Here’s what we’re going to do:
- Download the basic Java tools (the JDK) and install it.
- Verify that it works.
Updated on 2011/8/20
This series is intended as a beginner’s guide for getting started creating a desktop application using Java – on Microsoft Windows. It is not intended as a lesson in how to program; it’s simply a road-map for setting up the minimum software on your computer to start writing code and running it. I posted this because the online information that’s readily available seems to be a mess. Even on the main Java websites, some of the information is outdated, wrong, unclear or just poorly written. I think it’s especially important to have this be simple, easy, and correct for beginners.
I’d appreciate your feedback comments for improving this article.
Unlike C# or even C++, it can take a bit of scrounging to get setup to produce a decent Java desktop application.
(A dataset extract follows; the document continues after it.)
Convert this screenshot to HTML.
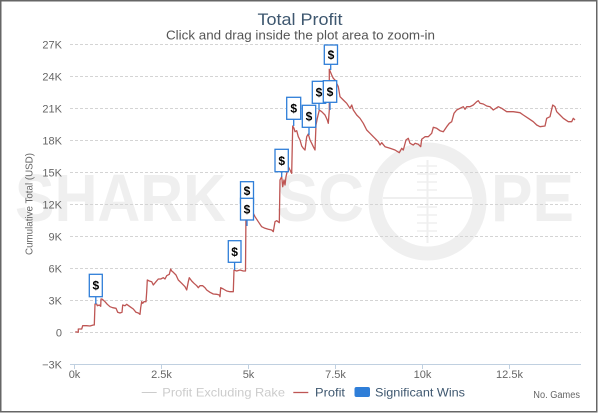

Here then is a list of tips for getting started. Please note that these apply only to development under Microsoft Windows (as of 2011 I’m using Windows 7): if you’re using a different operating system then you’ll need to make allowances for the differences. Also, for brevity – I’m simply going to assume you’re working with the current version (as of 20th August, 2011) which is Java 7. If yours is a different version then just allow for this as you read below.
Okay, let’s get started!
Download the Java JDK and install it.
First off you need to download and install the Java JDK (“Java Development Kit”). Assuming you want the latest release, download it from here: http://java.sun.com/javase/downloads/?intcmp=1281.
On this webpage you’ll see a list of things that you can download. What you want is either the 32-bit or the 64-bit version of the Java SE 7, JDK (or higher) – unless of course you’ve a compelling reason to be sticking to an older version. If you are running 32-bit Windows, then install the 32-bit version of Java – which is the file jdk-7-windows-i586.exe. Otherwise, if you’re running the 64-bit version of Windows, you can get the 64-bit version of Java (jdk-7-windows-x64.exe).
Simply click on the “Download” button. You’re now asked to select the platform and language. Check the “Accept License Agreement” radiobutton (there’s a link there to follow if you prefer to read it first), and then click on either the jdk-7-windows-i586.exe or the jdk-7-windows-x64.exe link (these may and likely will change, but hopefully it will still be obvious).
Double-click that file that you just downloaded to launch the installer. From here the installation process is pretty much self-explanatory. In the “Custom Setup” dialog, you’ll want to include “Development Tools” and “Public JRE” to be installed.
Now click on “Next >” to do the installation. It’ll take a moment.
You can view the Java SE documentation here. This has changed during the time since Oracle took over Java. Now I just link to the start page for all the documentation, rather than trying to locate and download an offline version.
Add your Java compiler’s executable folder to the PATH environmental variable. If you used the default path and the version you’re installing uses the same paths as it does as of 2011/8/20, then you’d add “;C:\Program Files\Java\jdk1.7.0\bin”. The initial semicolon is what separates this from the preceding text that is already in the PATH value (which can be very wordy!).
Add a CLASSPATH environment variable, setting it to “.;C:\Program Files\Java\jre7\lib” or else whatever applies on your system.
You can test that you’ve accomplished this successfully by opening a command-line window and typing: “javac -version”. It should respond with “javac 1.7.0” or some such, as you can see in Figure 2.
You now have Java installed and are ready to git down for some actual programming. I’ll add more how-to guides for getting started with command-line programs, Eclipse, Ant, and SWT/JFace.